● Data:
+ + +

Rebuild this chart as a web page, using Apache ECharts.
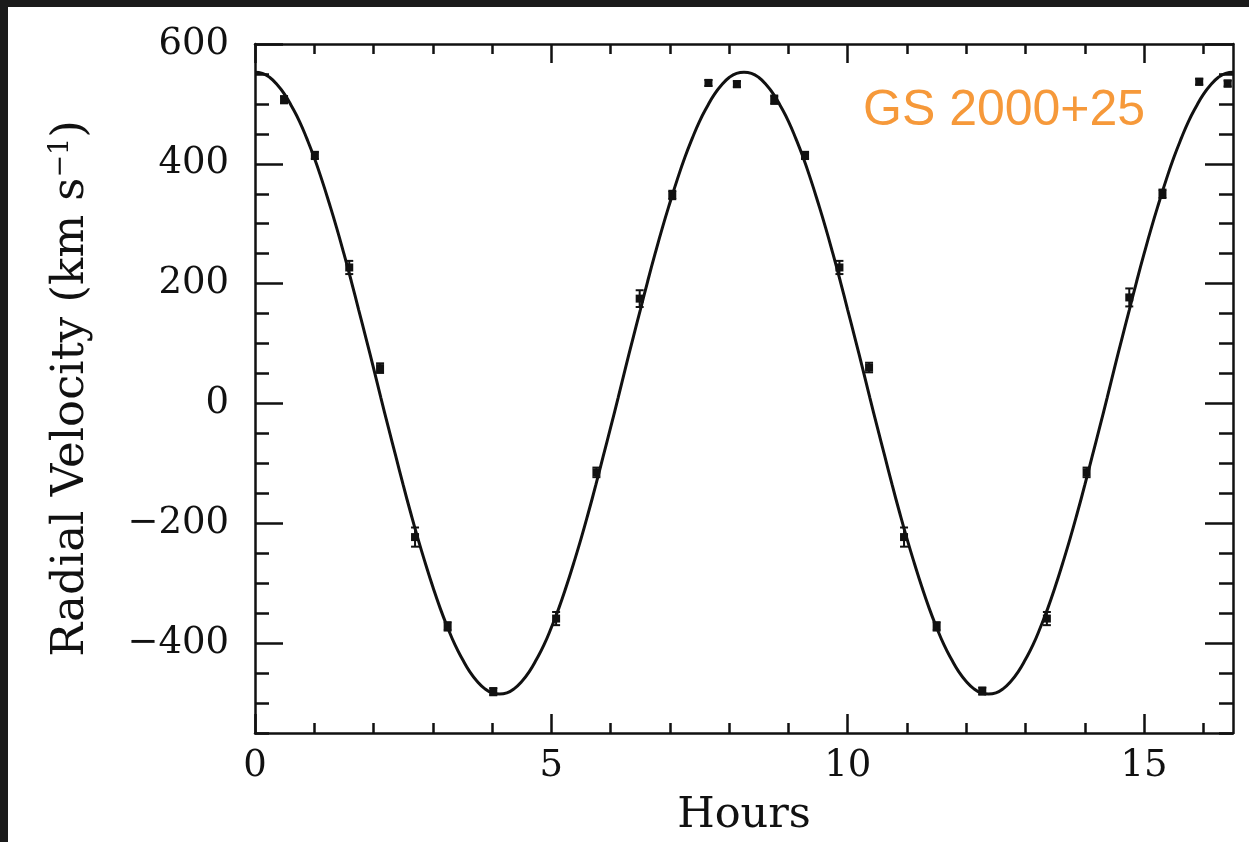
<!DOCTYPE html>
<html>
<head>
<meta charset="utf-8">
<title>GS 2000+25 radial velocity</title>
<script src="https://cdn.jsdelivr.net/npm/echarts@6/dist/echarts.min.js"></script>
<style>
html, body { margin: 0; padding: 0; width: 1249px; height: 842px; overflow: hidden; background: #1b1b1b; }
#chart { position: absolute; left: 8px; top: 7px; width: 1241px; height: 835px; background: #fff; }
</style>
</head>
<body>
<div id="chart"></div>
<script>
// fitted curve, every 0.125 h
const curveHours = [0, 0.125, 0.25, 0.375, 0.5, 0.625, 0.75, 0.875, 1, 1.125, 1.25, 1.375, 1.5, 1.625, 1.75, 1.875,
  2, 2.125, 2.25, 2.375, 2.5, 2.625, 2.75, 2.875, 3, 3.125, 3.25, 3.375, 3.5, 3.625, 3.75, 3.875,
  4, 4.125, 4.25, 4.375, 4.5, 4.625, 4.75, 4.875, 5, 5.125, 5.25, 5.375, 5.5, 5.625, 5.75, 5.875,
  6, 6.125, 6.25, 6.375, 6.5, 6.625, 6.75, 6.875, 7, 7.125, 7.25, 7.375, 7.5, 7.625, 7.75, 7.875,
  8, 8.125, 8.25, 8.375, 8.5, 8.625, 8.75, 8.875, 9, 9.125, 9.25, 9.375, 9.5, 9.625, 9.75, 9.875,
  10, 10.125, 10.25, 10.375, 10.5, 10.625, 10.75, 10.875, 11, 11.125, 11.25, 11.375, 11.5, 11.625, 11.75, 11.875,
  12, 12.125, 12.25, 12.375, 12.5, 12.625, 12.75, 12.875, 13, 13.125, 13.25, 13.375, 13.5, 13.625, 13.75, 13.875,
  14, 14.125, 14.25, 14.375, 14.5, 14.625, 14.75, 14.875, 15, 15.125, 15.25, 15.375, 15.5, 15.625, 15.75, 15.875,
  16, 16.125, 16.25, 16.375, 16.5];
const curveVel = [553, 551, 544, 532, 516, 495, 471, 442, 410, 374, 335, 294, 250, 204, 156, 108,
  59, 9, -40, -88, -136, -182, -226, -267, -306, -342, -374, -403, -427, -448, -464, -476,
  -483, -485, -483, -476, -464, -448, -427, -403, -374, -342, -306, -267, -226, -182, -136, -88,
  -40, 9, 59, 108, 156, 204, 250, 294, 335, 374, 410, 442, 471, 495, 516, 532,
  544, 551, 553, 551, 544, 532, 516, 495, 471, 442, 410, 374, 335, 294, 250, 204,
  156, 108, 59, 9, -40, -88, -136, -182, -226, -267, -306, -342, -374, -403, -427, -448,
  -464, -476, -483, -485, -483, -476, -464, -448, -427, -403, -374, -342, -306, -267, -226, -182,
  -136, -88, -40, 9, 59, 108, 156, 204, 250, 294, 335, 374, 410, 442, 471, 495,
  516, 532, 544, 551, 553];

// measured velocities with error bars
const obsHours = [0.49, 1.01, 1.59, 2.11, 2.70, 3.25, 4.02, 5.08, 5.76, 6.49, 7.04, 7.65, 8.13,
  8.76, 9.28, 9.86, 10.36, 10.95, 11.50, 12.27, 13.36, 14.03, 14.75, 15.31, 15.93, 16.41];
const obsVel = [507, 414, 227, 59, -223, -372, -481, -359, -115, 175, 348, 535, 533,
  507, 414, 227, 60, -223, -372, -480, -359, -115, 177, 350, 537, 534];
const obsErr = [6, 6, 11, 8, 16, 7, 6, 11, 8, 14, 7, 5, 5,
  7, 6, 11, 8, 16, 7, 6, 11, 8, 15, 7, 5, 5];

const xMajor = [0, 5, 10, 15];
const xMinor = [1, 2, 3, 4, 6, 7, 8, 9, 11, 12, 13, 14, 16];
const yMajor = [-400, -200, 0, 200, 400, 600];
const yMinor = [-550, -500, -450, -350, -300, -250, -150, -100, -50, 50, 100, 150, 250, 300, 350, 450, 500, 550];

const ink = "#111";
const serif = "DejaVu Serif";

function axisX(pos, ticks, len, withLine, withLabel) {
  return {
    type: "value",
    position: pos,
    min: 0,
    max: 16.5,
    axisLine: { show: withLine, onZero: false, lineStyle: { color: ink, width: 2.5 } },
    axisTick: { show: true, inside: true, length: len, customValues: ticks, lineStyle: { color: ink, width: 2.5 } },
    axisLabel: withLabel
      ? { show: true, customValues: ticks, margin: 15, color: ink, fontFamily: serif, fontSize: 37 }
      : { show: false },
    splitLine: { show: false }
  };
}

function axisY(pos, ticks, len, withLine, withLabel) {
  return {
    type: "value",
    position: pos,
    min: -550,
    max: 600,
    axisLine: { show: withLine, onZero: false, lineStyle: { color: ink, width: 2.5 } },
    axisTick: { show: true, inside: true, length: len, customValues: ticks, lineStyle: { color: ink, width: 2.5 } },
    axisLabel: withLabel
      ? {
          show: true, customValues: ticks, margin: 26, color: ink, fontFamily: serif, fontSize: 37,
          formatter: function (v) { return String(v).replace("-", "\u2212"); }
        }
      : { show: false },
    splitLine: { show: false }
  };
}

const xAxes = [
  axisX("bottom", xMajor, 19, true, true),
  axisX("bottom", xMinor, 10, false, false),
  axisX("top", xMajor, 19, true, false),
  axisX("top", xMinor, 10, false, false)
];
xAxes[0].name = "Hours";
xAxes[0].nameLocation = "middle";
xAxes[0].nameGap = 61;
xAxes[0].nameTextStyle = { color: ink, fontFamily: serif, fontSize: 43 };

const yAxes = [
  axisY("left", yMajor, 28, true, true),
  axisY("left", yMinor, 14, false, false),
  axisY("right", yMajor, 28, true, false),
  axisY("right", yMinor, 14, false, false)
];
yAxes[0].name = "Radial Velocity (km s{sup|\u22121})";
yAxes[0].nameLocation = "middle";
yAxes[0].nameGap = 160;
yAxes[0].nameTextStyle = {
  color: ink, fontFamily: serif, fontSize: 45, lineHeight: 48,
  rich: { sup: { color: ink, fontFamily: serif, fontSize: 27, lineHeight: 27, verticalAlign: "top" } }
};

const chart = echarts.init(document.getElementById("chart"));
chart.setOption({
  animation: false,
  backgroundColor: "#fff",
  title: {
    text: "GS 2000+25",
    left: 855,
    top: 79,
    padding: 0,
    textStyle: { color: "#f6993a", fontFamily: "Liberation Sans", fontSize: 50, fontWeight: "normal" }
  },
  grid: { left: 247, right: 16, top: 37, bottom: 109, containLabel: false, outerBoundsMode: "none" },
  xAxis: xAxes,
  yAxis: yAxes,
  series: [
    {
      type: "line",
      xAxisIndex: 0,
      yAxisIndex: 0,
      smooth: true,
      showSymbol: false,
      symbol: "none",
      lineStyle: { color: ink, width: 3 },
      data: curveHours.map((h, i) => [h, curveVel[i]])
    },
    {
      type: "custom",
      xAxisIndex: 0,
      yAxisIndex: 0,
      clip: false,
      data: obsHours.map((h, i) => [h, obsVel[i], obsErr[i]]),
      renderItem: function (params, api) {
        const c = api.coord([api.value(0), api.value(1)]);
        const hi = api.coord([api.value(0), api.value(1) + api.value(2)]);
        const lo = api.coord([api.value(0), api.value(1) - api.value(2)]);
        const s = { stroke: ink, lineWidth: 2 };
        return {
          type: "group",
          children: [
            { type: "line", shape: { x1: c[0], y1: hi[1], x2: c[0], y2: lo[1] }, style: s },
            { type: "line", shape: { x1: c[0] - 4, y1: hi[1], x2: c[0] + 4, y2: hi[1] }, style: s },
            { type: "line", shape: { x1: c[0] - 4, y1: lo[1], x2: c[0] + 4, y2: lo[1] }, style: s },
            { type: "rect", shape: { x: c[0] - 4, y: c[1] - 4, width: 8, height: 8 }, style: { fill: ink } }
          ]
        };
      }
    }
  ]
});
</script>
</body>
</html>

+ + +

● Task to carry out: Omitting all pictures, restate exactly the lines of the material from its start through the line that contains "516, 532, 544, 551, 553];".

● Written solution:
Rebuild this chart as a web page, using Apache ECharts.
<!DOCTYPE html>
<html>
<head>
<meta charset="utf-8">
<title>GS 2000+25 radial velocity</title>
<script src="https://cdn.jsdelivr.net/npm/echarts@6/dist/echarts.min.js"></script>
<style>
html, body { margin: 0; padding: 0; width: 1249px; height: 842px; overflow: hidden; background: #1b1b1b; }
#chart { position: absolute; left: 8px; top: 7px; width: 1241px; height: 835px; background: #fff; }
</style>
</head>
<body>
<div id="chart"></div>
<script>
// fitted curve, every 0.125 h
const curveHours = [0, 0.125, 0.25, 0.375, 0.5, 0.625, 0.75, 0.875, 1, 1.125, 1.25, 1.375, 1.5, 1.625, 1.75, 1.875,
  2, 2.125, 2.25, 2.375, 2.5, 2.625, 2.75, 2.875, 3, 3.125, 3.25, 3.375, 3.5, 3.625, 3.75, 3.875,
  4, 4.125, 4.25, 4.375, 4.5, 4.625, 4.75, 4.875, 5, 5.125, 5.25, 5.375, 5.5, 5.625, 5.75, 5.875,
  6, 6.125, 6.25, 6.375, 6.5, 6.625, 6.75, 6.875, 7, 7.125, 7.25, 7.375, 7.5, 7.625, 7.75, 7.875,
  8, 8.125, 8.25, 8.375, 8.5, 8.625, 8.75, 8.875, 9, 9.125, 9.25, 9.375, 9.5, 9.625, 9.75, 9.875,
  10, 10.125, 10.25, 10.375, 10.5, 10.625, 10.75, 10.875, 11, 11.125, 11.25, 11.375, 11.5, 11.625, 11.75, 11.875,
  12, 12.125, 12.25, 12.375, 12.5, 12.625, 12.75, 12.875, 13, 13.125, 13.25, 13.375, 13.5, 13.625, 13.75, 13.875,
  14, 14.125, 14.25, 14.375, 14.5, 14.625, 14.75, 14.875, 15, 15.125, 15.25, 15.375, 15.5, 15.625, 15.75, 15.875,
  16, 16.125, 16.25, 16.375, 16.5];
const curveVel = [553, 551, 544, 532, 516, 495, 471, 442, 410, 374, 335, 294, 250, 204, 156, 108,
  59, 9, -40, -88, -136, -182, -226, -267, -306, -342, -374, -403, -427, -448, -464, -476,
  -483, -485, -483, -476, -464, -448, -427, -403, -374, -342, -306, -267, -226, -182, -136, -88,
  -40, 9, 59, 108, 156, 204, 250, 294, 335, 374, 410, 442, 471, 495, 516, 532,
  544, 551, 553, 551, 544, 532, 516, 495, 471, 442, 410, 374, 335, 294, 250, 204,
  156, 108, 59, 9, -40, -88, -136, -182, -226, -267, -306, -342, -374, -403, -427, -448,
  -464, -476, -483, -485, -483, -476, -464, -448, -427, -403, -374, -342, -306, -267, -226, -182,
  -136, -88, -40, 9, 59, 108, 156, 204, 250, 294, 335, 374, 410, 442, 471, 495,
  516, 532, 544, 551, 553];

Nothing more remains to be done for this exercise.